__What the exercise asks__
Return precisely the span of lines from the top of the material below to the line containing "var yTicks = [6.4, 6.6, 6.8];", both included. Pictures are excluded.

===== Recorded information =====

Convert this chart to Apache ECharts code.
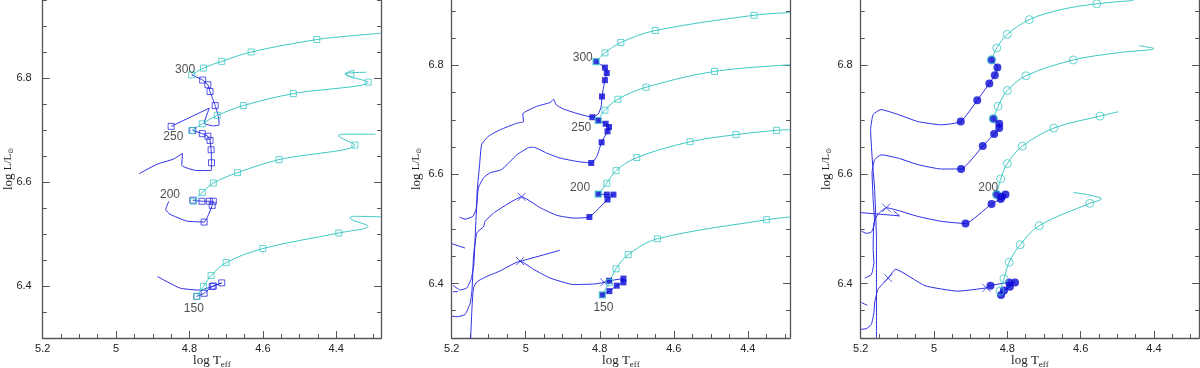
<!DOCTYPE html>
<html>
<head>
<meta charset="utf-8">
<title>evolutionary tracks</title>
<script src="https://cdn.jsdelivr.net/npm/echarts@6/dist/echarts.min.js"></script>
<style>
  html, body { margin: 0; padding: 0; background: #fff; }
  #chart { width: 1200px; height: 368px; }
</style>
</head>
<body>
<div id="chart"></div>
<script>
// tick labels
var xTicks = [5.2, 5, 4.8, 4.6, 4.4];
var yTicks = [6.4, 6.6, 6.8];

// points: [logTeff, logL, flag]  flag 1 = symbol, 2 = cross, 3 = start symbol
// ---- panel 1 ----
var p1c300 = [[4.794,6.806,1],[4.762,6.819,1],[4.712,6.832,1],[4.632,6.850,1],[4.453,6.874,1],[4.36,6.881],[4.278,6.886]];
var p1c250 = [[4.794,6.699,1],[4.765,6.712,1],[4.724,6.728,1],[4.653,6.747,1],[4.517,6.770,1],[4.313,6.792,1],[4.376,6.808],[4.352,6.815],[4.353,6.800],[4.376,6.808],[4.318,6.811]];
var p1c200 = [[4.789,6.563,1],[4.765,6.580,1],[4.735,6.598,1],[4.669,6.618,1],[4.556,6.643,1],[4.349,6.671,1],[4.381,6.683],[4.394,6.689],[4.381,6.692],[4.293,6.692]];
var p1c150 = [[4.780,6.380,1],[4.762,6.399,1],[4.741,6.420,1],[4.700,6.445,1],[4.600,6.472,1],[4.393,6.502,1],[4.313,6.515],[4.363,6.531],[4.353,6.534],[4.278,6.533]];
var p1b300 = [[4.794,6.806],[4.764,6.796,1],[4.750,6.787,1],[4.744,6.774,1],[4.730,6.747,1],[4.721,6.726],[4.719,6.710],[4.735,6.708],[4.760,6.713],[4.746,6.742],[4.850,6.707,1]];
var p1b250 = [[4.791,6.699,1],[4.765,6.693,1],[4.750,6.688,1],[4.744,6.680,1],[4.741,6.662,1],[4.740,6.637,1],[4.741,6.622],[4.780,6.622],[4.821,6.632],[4.819,6.655],[4.844,6.644],[4.889,6.634],[4.937,6.616]];
var p1b200 = [[4.791,6.565,1],[4.766,6.563,1],[4.746,6.563,1],[4.735,6.563,1],[4.738,6.555,1],[4.760,6.523,1],[4.808,6.525],[4.853,6.538],[4.865,6.547],[4.856,6.563]];
var p1b150 = [[4.780,6.380,1],[4.760,6.386,1],[4.738,6.399,1],[4.712,6.406,1],[4.735,6.400,1],[4.771,6.392],[4.826,6.396],[4.887,6.418]];
var p1Labels = [[4.812,6.816,'300'],[4.844,6.687,'250'],[4.853,6.576,'200'],[4.788,6.356,'150']];

// ---- panel 2 ----
var p2c300 = [[4.810,6.807],[4.786,6.823,1],[4.743,6.842,1],[4.650,6.864,1],[4.383,6.892,1],[4.286,6.897]];
var p2c250 = [[4.805,6.699],[4.786,6.718,1],[4.751,6.738,1],[4.675,6.760,1],[4.490,6.789,1],[4.286,6.801]];
var p2c200 = [[4.803,6.564],[4.781,6.584,1],[4.756,6.607,1],[4.700,6.631,1],[4.556,6.660,1],[4.432,6.673,1],[4.322,6.681,1],[4.286,6.682]];
var p2c150 = [[4.793,6.379],[4.774,6.402,1],[4.756,6.427,1],[4.723,6.453,1],[4.644,6.482,1],[4.349,6.517,1],[4.286,6.522]];
var p2b300 = [[4.810,6.807,3],[4.786,6.796,1],[4.781,6.786,1],[4.786,6.773,1],[4.794,6.743,1],[4.796,6.725],[4.804,6.711],[4.820,6.705,1],[4.862,6.712],[4.898,6.720],[4.918,6.728],[4.925,6.738],[4.934,6.732],[4.970,6.725],[5.008,6.711],[5.006,6.697],[5.024,6.694],[5.069,6.682],[5.101,6.670],[5.119,6.655],[5.125,6.615],[5.131,6.572],[5.134,6.536],[5.143,6.523],[5.164,6.518],[5.179,6.522]];
var p2b250 = [[4.804,6.699,3],[4.784,6.693,1],[4.775,6.687,1],[4.779,6.679,1],[4.795,6.659,1],[4.808,6.633],[4.823,6.621,1],[4.862,6.624],[4.907,6.630],[4.943,6.639],[4.979,6.650],[4.993,6.649],[5.024,6.636],[5.065,6.609],[5.096,6.603],[5.114,6.594],[5.128,6.575],[5.134,6.523],[5.140,6.436],[5.147,6.409],[5.159,6.392],[5.177,6.388],[5.197,6.397]];
var p2b200 = [[4.804,6.564,3],[4.781,6.563,1],[4.763,6.563,1],[4.779,6.554,1],[4.828,6.522,1],[4.871,6.520],[4.916,6.525],[4.961,6.539],[5.011,6.559,2],[5.051,6.545],[5.087,6.529],[5.110,6.514],[5.114,6.504],[5.132,6.493],[5.141,6.451],[5.145,6.389],[5.150,6.364],[5.164,6.343],[5.186,6.339],[5.2,6.340]];
var p2b150 = [[4.793,6.379,3],[4.774,6.386,1],[4.754,6.396,1],[4.736,6.402,1],[4.736,6.409,1],[4.775,6.405,1],[4.788,6.402,2],[4.817,6.399],[4.871,6.398],[4.934,6.410],[4.979,6.426],[5.015,6.441,2],[5.069,6.423],[5.105,6.413],[5.132,6.403],[5.141,6.392],[5.145,6.358],[5.149,6.297]];
var p2b150b = [[5.018,6.440],[4.907,6.461]];
var p2bitA = [[5.2,6.473],[5.164,6.465]];
var p2bitB = [[5.197,6.385],[5.183,6.385]];
var p2Labels = [[4.846,6.815,'300'],[4.850,6.685,'250'],[4.853,6.575,'200'],[4.790,6.355,'150']];

// ---- panel 3 ----
var p3c300 = [[4.843,6.810],[4.829,6.832,1],[4.800,6.857,1],[4.740,6.884,1],[4.656,6.902],[4.556,6.913,1],[4.456,6.919]];
var p3c250 = [[4.838,6.702],[4.825,6.725,1],[4.800,6.754,1],[4.749,6.781,1],[4.620,6.810,1],[4.502,6.823],[4.400,6.831],[4.440,6.836]];
var p3c200 = [[4.829,6.563],[4.818,6.592,1],[4.800,6.620,1],[4.759,6.652,1],[4.673,6.685,1],[4.547,6.707,1],[4.497,6.715]];
var p3c150 = [[4.820,6.386,1],[4.809,6.409,1],[4.795,6.439,1],[4.765,6.471,1],[4.713,6.506,1],[4.575,6.547,1],[4.543,6.555],[4.620,6.567]];
var p3b300 = [[4.843,6.810,3],[4.827,6.796,1],[4.834,6.782,1],[4.849,6.767,1],[4.882,6.736,1],[4.927,6.697,1],[4.980,6.691],[5.044,6.697],[5.098,6.710],[5.145,6.719],[5.166,6.710],[5.173,6.682],[5.169,6.633],[5.162,6.572],[5.157,6.480],[5.157,6.389],[5.157,6.300]];
var p3b250 = [[4.838,6.702,3],[4.822,6.693,1],[4.822,6.685,1],[4.836,6.674,1],[4.867,6.652,1],[4.926,6.610,1],[4.980,6.610],[5.044,6.618],[5.098,6.630],[5.144,6.636],[5.162,6.627],[5.169,6.603],[5.166,6.554],[5.162,6.511],[5.171,6.494],[5.185,6.492],[5.198,6.496]];
var p3b200 = [[4.829,6.563,3],[4.815,6.559,1],[4.805,6.563,1],[4.818,6.555,1],[4.843,6.546,1],[4.914,6.510,1],[4.980,6.514],[5.044,6.523],[5.098,6.534],[5.130,6.539,2],[5.153,6.527],[5.164,6.511],[5.166,6.463],[5.164,6.438],[5.171,6.416],[5.189,6.410]];
var p3b200b = [[5.2,6.530],[5.094,6.524],[5.11,6.533]];
var p3b150 = [[4.817,6.379,1],[4.809,6.387,1],[4.793,6.394,1],[4.779,6.402,1],[4.795,6.402,1],[4.846,6.396,1],[4.857,6.392,2],[4.935,6.386],[5.025,6.396],[5.105,6.426],[5.125,6.410,2],[5.153,6.389],[5.162,6.364],[5.164,6.346],[5.171,6.325],[5.185,6.317],[5.2,6.316]];
var p3bit = [[5.198,6.365],[5.182,6.360]];
var p3Labels = [[4.852,6.575,'200']];

var CYAN = '#3fc9c5', BLUE = '#2d2de2', DARK = '#0a0ad4', FRAME = '#555';

var panels = [
    { left: 42.7, xMin: 4.278, yMax: 6.95, labelMargin: 11, nameGap: 28, symbol: 'rect', blueFill: false, size: 6,
      cyan: [p1c300, p1c250, p1c200, p1c150], blue: [p1b300, p1b250, p1b200, p1b150], labels: p1Labels },
    { left: 451.7, xMin: 4.286, yMax: 6.92, labelMargin: 8, nameGap: 29, symbol: 'rect', blueFill: true, size: 6,
      cyan: [p2c300, p2c250, p2c200, p2c150], blue: [p2b300, p2b250, p2b200, p2b150, p2b150b, p2bitA, p2bitB], labels: p2Labels },
    { left: 860.7, xMin: 4.277, yMax: 6.92, labelMargin: 8, nameGap: 28, symbol: 'circle', blueFill: true, size: 8,
      cyan: [p3c300, p3c250, p3c200, p3c150], blue: [p3b300, p3b250, p3b200, p3b150, p3b200b, p3bit], labels: p3Labels }
];

function r2(v) { return Math.round(v * 100) / 100; }
function minorX(lo) {
    var out = [];
    for (var k = 80; k <= 104; k++) {
        var w = r2(k * 0.05);
        if (w >= lo && w <= 5.2 && xTicks.indexOf(w) < 0) out.push(w);
    }
    return out;
}
function minorY(hi) {
    var out = [];
    for (var k = 126; k <= 140; k++) {
        var w = r2(k * 0.05);
        if (w >= 6.3 && w <= hi && yTicks.indexOf(w) < 0) out.push(w);
    }
    return out;
}

var grids = [], xAxes = [], yAxes = [], series = [];
var tickLine = { color: FRAME, width: 1 };

panels.forEach(function (p, i) {
    grids.push({ left: p.left, top: 0, width: 338.3, height: 338, outerBoundsMode: 'none', containLabel: false });
    var xm = minorX(p.xMin), ym = minorY(p.yMax);
    xAxes.push({
        gridIndex: i, type: 'value', position: 'bottom', inverse: true, min: p.xMin, max: 5.2,
        axisLine: { show: true, onZero: false, lineStyle: { color: FRAME, width: 1.3 } },
        axisTick: { show: true, inside: true, length: 7, customValues: xTicks, lineStyle: tickLine },
        axisLabel: { customValues: xTicks, color: '#222', fontSize: 11, margin: 5, fontFamily: 'Liberation Sans' },
        splitLine: { show: false },
        name: '{a|log T}{b|eff}', nameLocation: 'middle', nameGap: 15, nameMoveOverlap: false,
        nameTextStyle: { rich: {
            a: { fontFamily: 'Liberation Serif', fontSize: 13, color: '#222' },
            b: { fontFamily: 'Liberation Serif', fontSize: 9, color: '#222', padding: [7, 0, 0, 0] }
        } }
    });
    xAxes.push({
        gridIndex: i, type: 'value', position: 'bottom', inverse: true, min: p.xMin, max: 5.2,
        axisLine: { show: false, onZero: false }, axisLabel: { show: false }, splitLine: { show: false },
        axisTick: { show: true, inside: true, length: 4, customValues: xm, lineStyle: tickLine }
    });
    ['left', 'right'].forEach(function (side) {
        yAxes.push({
            gridIndex: i, type: 'value', position: side, min: 6.3, max: p.yMax,
            axisLine: { show: true, onZero: false, lineStyle: { color: FRAME, width: 1.3 } },
            axisTick: { show: true, inside: true, length: 7, customValues: yTicks, lineStyle: tickLine },
            axisLabel: side === 'left'
                ? { customValues: yTicks, color: '#222', fontSize: 11, margin: p.labelMargin, fontFamily: 'Liberation Sans' }
                : { show: false },
            splitLine: { show: false },
            name: side === 'left' ? '{a|log }{b|L/L}{c|⊙}' : '',
            nameLocation: 'middle', nameGap: p.nameGap, nameMoveOverlap: false,
            nameTextStyle: { rich: {
                a: { fontFamily: 'Liberation Serif', fontSize: 13, color: '#222' },
                b: { fontFamily: 'Liberation Serif', fontSize: 11, color: '#222' },
                c: { fontFamily: 'DejaVu Sans', fontSize: 7, color: '#222', padding: [6, 0, 0, 0] }
            } }
        });
        yAxes.push({
            gridIndex: i, type: 'value', position: side, min: 6.3, max: p.yMax,
            axisLine: { show: false, onZero: false }, axisLabel: { show: false }, splitLine: { show: false },
            axisTick: { show: true, inside: true, length: 4, customValues: ym, lineStyle: tickLine }
        });
    });

    var xi = 2 * i, yi = 4 * i;
    function line(pts, color, smooth, z) {
        series.push({
            type: 'line', xAxisIndex: xi, yAxisIndex: yi, silent: true, animation: false,
            symbol: 'none', smooth: smooth, z: z,
            lineStyle: { color: color, width: 1 },
            data: pts.map(function (q) { return [q[0], q[1]]; })
        });
    }
    function marks(pts, style, z) {
        var d = pts.filter(function (q) { return q[2] === 1 || q[2] === 3; }).map(function (q) {
            var item = { value: [q[0], q[1]] };
            if (q[2] === 3) item.itemStyle = { borderColor: CYAN, borderWidth: 1.2 };
            return item;
        });
        series.push({
            type: 'scatter', xAxisIndex: xi, yAxisIndex: yi, silent: true, animation: false,
            symbol: p.symbol, symbolSize: p.size, z: z, itemStyle: style, data: d
        });
        var c = pts.filter(function (q) { return q[2] === 2; }).map(function (q) { return [q[0], q[1]]; });
        if (c.length) series.push({
            type: 'scatter', xAxisIndex: xi, yAxisIndex: yi, silent: true, animation: false,
            symbol: 'path://M0 0L10 10M10 0L0 10', symbolSize: 8, z: z,
            itemStyle: { color: 'rgba(0,0,0,0)', borderColor: BLUE, borderWidth: 1 }, data: c
        });
    }

    p.blue.forEach(function (pts) { line(pts, BLUE, 0.15, 2); });
    p.cyan.forEach(function (pts) { line(pts, CYAN, 0.35, 3); });
    p.blue.forEach(function (pts) {
        marks(pts, p.blueFill ? { color: DARK } : { color: 'rgba(0,0,0,0)', borderColor: BLUE, borderWidth: 1 }, 4);
    });
    p.cyan.forEach(function (pts) {
        marks(pts, { color: 'rgba(0,0,0,0)', borderColor: CYAN, borderWidth: 1 }, 5);
    });
    series.push({
        type: 'scatter', xAxisIndex: xi, yAxisIndex: yi, silent: true, animation: false,
        symbolSize: 1, itemStyle: { color: 'rgba(0,0,0,0)' }, z: 6,
        label: { show: true, position: 'inside', color: '#222', fontSize: 12, fontFamily: 'Liberation Sans',
            formatter: function (prm) { return prm.data[2]; } },
        data: p.labels
    });
});

var chart = echarts.init(document.getElementById('chart'), null, { renderer: 'canvas' });
chart.setOption({
    animation: false,
    backgroundColor: '#fff',
    grid: grids,
    xAxis: xAxes,
    yAxis: yAxes,
    series: series
});
</script>
</body>
</html>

=====

__Output of the exercise__
Convert this chart to Apache ECharts code.
<!DOCTYPE html>
<html>
<head>
<meta charset="utf-8">
<title>evolutionary tracks</title>
<script src="https://cdn.jsdelivr.net/npm/echarts@6/dist/echarts.min.js"></script>
<style>
  html, body { margin: 0; padding: 0; background: #fff; }
  #chart { width: 1200px; height: 368px; }
</style>
</head>
<body>
<div id="chart"></div>
<script>
// tick labels
var xTicks = [5.2, 5, 4.8, 4.6, 4.4];
var yTicks = [6.4, 6.6, 6.8];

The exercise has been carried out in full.